The site architecture is the fundamental logic that governs:

  • how information is organized into webpages and sub-sites
  • where webpages are built within sub-sites
  • how webpages are interrelated within sub-sites and across the entire site
  • how navigation menus are structured within sub-sites and across the entire site

It is essential that this logic stays consistent throughout the site, so that people understand how to move around the site and can find the information they need.

 

Principles & Goals

Our website information architecture follows three key principles:

  1. User-Centered: Organize information around themes or topics to meet users’ needs and do not assume they possess insider knowledge about the institution’s inner workings
  2. Intuitive: Make it easy for users to find information they seek whether via navigation menus or site search
  3. Streamlined: Remove redundant content and content that is unnecessary for public audiences, and redirect to other digital properties that better provide information for specific audiences

In keeping with these key principles, our website information architecture has the following goals.

 

Represent WSU as a Unified Institution

 

The homepage and other top-level pages focus on a singular WSU experience and tell a holistic story about the value WSU provides to our students and communities.


Academic programs are centralized into pages within the Academic Program Finder functionality to better represent the entire array of academic offerings at our institution. This centralized structure also makes it more intuitive for students to explore programs given that they are less familiar with the internal organization hierarchy of colleges and academic departments.


There is also less emphasis placed on Winona Campus versus Rochester Campus at higher-level pages, and campus-specific content is largely integrated along user-centered themes. Distinctions between the two locations and their offerings are represented appropriately when drilling down into lower-level pages.  

 

Serve Multiple Target Audiences

 

The primary target audience is prospective students and their families, as these external audiences are limited in their communication channels with WSU. The secondary target audience is current students, as student success is a core institutional value and responsibility.


In general, the content across the public website is designed for these audiences.


However, there are several additional audiences that use the public website such as faculty, staff, alumni, donors, and community members. This is why the global site header includes an audience-specific navigation menu (“Info for”) that provides landing pages to organize information and resources for those distinct audiences.


Additionally, the global site header includes a Location navigation menu that provides landing pages dedicated to campus-specific information.
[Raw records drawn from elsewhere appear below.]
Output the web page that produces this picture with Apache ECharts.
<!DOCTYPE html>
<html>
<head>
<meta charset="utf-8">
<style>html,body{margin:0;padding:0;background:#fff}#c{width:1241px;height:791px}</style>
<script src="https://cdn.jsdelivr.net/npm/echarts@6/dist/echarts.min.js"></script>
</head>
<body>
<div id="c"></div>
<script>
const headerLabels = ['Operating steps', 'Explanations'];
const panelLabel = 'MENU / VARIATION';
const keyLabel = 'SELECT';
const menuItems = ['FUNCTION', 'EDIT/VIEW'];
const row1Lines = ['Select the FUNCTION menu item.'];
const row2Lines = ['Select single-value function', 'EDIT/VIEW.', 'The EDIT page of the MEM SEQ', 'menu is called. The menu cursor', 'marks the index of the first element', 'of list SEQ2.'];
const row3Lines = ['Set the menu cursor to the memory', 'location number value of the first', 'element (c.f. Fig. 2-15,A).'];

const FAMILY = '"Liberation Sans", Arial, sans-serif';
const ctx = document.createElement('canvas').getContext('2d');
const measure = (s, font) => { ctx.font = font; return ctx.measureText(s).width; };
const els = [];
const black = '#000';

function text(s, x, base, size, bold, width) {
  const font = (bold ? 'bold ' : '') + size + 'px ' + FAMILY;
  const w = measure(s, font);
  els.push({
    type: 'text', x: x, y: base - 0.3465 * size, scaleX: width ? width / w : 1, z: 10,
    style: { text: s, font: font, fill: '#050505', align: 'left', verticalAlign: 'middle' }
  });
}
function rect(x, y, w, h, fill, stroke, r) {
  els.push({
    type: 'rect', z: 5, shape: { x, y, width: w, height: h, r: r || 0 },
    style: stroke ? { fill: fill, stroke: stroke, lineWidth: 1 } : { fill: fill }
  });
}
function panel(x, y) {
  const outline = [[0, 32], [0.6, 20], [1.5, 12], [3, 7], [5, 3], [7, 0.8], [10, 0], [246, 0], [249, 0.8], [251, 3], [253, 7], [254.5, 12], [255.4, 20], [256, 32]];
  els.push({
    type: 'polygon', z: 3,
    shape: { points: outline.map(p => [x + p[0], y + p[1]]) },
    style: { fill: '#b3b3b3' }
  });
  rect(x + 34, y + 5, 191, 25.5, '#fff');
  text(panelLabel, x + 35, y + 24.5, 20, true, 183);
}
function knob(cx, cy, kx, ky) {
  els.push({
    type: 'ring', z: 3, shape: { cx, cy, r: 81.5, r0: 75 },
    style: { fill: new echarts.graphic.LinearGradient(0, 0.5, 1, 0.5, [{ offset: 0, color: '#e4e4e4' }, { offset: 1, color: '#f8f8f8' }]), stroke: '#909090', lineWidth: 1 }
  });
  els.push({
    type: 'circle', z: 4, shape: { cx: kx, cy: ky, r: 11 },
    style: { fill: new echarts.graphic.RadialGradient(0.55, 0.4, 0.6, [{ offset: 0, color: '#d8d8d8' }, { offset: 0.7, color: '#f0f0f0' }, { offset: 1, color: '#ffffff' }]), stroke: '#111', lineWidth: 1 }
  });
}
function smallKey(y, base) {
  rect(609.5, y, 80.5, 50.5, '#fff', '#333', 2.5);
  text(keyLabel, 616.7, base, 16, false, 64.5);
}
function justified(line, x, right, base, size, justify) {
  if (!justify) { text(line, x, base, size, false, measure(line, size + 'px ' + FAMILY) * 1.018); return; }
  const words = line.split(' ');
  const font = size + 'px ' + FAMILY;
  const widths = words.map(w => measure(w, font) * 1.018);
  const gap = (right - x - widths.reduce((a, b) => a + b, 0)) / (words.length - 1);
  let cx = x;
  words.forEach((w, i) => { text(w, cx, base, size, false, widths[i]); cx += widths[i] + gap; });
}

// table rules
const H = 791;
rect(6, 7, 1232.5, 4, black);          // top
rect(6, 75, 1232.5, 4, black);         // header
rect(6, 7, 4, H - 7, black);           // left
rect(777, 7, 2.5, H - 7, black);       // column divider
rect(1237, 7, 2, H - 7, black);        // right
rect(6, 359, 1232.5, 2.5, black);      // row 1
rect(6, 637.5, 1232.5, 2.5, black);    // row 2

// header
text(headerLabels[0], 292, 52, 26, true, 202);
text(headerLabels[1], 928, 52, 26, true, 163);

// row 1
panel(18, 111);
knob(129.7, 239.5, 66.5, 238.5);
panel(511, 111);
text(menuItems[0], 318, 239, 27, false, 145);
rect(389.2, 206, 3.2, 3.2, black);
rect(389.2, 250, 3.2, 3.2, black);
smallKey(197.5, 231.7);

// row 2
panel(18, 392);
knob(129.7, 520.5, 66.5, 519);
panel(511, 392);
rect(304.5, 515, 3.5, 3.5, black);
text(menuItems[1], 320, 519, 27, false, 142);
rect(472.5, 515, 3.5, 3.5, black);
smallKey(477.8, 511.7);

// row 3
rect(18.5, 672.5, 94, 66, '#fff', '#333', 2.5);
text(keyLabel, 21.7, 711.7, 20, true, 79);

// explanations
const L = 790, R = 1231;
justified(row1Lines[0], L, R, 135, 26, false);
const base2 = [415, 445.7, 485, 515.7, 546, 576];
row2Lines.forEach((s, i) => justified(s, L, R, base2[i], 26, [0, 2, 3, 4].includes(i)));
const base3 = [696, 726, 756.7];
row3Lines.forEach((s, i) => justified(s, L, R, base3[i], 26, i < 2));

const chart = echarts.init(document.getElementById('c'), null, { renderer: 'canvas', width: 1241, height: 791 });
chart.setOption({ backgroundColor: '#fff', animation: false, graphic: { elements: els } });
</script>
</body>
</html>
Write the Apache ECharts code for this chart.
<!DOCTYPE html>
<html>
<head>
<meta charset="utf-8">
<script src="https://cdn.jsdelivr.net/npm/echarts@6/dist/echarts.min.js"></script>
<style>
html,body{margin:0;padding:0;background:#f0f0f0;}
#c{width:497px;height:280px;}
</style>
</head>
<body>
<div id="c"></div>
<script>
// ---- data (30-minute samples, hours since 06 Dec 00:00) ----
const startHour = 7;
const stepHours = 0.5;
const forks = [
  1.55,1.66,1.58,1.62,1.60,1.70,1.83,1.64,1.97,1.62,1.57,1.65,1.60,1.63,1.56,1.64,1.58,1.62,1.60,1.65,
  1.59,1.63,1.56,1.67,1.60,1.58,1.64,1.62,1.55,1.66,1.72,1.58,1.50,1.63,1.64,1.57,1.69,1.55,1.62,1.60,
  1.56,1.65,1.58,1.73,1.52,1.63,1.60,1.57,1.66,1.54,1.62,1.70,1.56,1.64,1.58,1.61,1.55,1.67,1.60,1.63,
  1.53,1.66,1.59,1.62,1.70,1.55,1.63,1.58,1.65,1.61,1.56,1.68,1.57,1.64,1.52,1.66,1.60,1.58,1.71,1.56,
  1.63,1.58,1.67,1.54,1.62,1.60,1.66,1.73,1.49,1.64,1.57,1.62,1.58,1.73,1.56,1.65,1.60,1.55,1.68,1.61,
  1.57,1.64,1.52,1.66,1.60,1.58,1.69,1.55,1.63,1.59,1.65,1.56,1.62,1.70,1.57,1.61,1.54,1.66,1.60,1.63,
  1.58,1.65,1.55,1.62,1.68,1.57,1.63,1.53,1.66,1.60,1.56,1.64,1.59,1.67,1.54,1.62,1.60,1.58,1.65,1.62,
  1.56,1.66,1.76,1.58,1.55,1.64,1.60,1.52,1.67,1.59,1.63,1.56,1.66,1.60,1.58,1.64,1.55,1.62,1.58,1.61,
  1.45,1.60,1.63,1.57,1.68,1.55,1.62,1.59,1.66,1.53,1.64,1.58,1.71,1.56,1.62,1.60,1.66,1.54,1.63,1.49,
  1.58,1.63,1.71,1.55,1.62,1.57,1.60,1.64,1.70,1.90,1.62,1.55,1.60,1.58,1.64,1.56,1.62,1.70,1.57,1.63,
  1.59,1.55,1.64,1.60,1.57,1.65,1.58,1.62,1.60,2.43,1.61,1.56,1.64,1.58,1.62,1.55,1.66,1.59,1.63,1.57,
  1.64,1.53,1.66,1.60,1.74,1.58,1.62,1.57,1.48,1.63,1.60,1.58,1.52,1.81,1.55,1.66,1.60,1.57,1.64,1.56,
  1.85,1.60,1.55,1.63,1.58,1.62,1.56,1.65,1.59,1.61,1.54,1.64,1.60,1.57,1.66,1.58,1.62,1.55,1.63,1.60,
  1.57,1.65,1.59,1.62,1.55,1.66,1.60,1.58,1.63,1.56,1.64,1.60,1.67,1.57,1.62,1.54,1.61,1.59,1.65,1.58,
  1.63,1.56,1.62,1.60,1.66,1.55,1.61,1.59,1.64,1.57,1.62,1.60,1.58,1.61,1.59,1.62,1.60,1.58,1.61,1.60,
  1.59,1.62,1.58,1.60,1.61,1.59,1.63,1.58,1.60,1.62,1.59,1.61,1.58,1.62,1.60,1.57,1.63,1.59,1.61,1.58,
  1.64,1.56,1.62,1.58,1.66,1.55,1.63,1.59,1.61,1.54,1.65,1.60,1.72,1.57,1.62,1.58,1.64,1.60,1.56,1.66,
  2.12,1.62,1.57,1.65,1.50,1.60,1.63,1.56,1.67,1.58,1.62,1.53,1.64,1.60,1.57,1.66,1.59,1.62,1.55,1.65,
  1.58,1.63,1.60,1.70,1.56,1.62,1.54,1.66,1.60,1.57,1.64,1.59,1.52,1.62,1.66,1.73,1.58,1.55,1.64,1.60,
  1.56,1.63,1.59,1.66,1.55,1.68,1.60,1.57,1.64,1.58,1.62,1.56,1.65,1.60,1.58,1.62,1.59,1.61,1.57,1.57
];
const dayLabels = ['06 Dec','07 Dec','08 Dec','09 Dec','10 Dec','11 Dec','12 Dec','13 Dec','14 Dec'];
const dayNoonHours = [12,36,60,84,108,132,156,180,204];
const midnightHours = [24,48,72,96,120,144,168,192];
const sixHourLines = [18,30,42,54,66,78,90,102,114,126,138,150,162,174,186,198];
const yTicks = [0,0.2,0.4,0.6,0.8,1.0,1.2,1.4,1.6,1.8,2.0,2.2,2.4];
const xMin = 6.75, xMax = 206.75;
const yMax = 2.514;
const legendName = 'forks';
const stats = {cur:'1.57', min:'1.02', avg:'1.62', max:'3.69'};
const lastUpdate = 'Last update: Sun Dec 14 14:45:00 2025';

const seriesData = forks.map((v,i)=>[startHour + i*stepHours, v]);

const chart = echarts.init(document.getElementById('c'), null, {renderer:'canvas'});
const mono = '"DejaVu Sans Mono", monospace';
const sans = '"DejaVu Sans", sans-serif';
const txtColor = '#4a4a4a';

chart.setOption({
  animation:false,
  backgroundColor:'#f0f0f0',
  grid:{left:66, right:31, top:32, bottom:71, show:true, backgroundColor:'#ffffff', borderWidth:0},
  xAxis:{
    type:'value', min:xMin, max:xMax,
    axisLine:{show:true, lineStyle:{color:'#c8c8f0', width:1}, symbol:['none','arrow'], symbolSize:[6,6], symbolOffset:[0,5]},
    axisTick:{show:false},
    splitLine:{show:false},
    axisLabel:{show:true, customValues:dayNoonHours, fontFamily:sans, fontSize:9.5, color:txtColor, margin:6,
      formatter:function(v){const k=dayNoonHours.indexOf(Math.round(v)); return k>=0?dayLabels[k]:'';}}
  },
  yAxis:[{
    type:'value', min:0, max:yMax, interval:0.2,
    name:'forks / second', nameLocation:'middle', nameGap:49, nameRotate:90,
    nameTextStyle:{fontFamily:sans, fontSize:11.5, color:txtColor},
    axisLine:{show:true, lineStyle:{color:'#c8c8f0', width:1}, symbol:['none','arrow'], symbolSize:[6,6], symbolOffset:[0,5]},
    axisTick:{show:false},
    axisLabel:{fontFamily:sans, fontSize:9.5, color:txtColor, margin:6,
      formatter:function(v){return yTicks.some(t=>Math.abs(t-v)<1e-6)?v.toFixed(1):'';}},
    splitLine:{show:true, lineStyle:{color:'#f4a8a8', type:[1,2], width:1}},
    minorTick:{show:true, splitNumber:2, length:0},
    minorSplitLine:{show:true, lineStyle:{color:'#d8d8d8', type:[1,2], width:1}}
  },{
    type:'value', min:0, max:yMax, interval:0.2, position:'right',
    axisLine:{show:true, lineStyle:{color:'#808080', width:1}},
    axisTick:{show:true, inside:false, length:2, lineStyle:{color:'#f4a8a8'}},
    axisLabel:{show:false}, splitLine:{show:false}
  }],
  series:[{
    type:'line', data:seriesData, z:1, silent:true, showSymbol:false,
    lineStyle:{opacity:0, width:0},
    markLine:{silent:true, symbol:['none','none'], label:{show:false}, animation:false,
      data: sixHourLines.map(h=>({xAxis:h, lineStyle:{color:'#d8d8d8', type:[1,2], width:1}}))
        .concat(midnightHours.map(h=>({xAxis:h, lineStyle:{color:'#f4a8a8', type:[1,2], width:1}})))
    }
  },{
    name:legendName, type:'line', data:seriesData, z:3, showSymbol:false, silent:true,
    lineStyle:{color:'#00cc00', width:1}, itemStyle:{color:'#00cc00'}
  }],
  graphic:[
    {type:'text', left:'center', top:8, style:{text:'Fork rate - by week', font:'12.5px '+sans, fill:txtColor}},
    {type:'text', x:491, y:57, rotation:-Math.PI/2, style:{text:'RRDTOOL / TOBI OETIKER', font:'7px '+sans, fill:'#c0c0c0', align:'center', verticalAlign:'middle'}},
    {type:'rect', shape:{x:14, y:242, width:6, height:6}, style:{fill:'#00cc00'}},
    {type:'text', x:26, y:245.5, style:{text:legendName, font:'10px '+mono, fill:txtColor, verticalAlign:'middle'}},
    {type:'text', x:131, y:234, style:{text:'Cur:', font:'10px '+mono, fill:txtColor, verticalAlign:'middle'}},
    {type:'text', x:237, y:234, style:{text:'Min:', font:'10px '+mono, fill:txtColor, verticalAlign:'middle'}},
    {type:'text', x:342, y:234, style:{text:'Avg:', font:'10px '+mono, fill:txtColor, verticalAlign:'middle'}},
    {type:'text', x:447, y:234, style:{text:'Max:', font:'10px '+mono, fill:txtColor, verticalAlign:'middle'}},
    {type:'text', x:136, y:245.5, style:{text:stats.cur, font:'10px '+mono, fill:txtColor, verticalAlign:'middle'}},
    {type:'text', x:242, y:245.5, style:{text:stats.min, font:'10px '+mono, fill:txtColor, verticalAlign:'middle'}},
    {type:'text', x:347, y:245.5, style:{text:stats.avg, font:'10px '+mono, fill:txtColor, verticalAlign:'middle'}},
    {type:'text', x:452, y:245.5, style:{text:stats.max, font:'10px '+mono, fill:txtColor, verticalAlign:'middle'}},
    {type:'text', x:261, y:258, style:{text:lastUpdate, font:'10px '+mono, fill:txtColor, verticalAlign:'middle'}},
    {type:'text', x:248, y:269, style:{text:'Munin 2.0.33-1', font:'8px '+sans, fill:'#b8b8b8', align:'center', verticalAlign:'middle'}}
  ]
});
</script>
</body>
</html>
This provides an alternate navigation path to broader institutional services and resources.

 

Balance Public Information & Internal Information

The public website is the main communication platform for external audiences, while internal audiences such as current students and employees have access to multiple internal communications platforms including email, D2L, online portals, and OneDrive/Teams sites.


Thus, information relevant to the general public is prioritized, and information used solely by internal audiences is segmented into strategic landing pages or moved into internal communications platforms.


The public website serves as a routing mechanism to internal communications platforms for ease of access to these resources for current students and employees.  

 

Site Hierarchy

 

The site architecture is structured in a hierarchy starting from the homepage (Level 0) into five sub-sites (Level 1) that serve as the primary navigation within the global site header:

  • About: general high-level information about the university and information tied to institutional reputation, leadership, and mandated operations such as Affirmative Action & Title IX
  • Academics: information tied to academic programs and courses, academic colleges/departments, and academic research opportunities
  • Admissions: information tied to university admissions processes
  • Financial Aid: information tied to cost of attendance and financial aid processes
  • Student Life: information tied to services, support, and resources for student success as well as social and recreational opportunities

These sub-sites were intentionally selected as fundamental aspects of the university and priorities for prospective students based on WSU focus group data, competitor research, and industry best practices.


Each of these sub-sites have further primary site navigation to landing pages (Level 2) and secondary navigation to informational pages (Level 3) that expand on specific topics within the sub-site focus theme.


The sub-site hierarchy may be further extended to informational pages (Level 4 & Level 5) if necessary to delve deeply into a topic area.


Information that does not align with sub-site focus themes is structured in a similar hierarchy within the root site. The audience-specific landing pages in the “Info For” menu are an example of this alternate practice.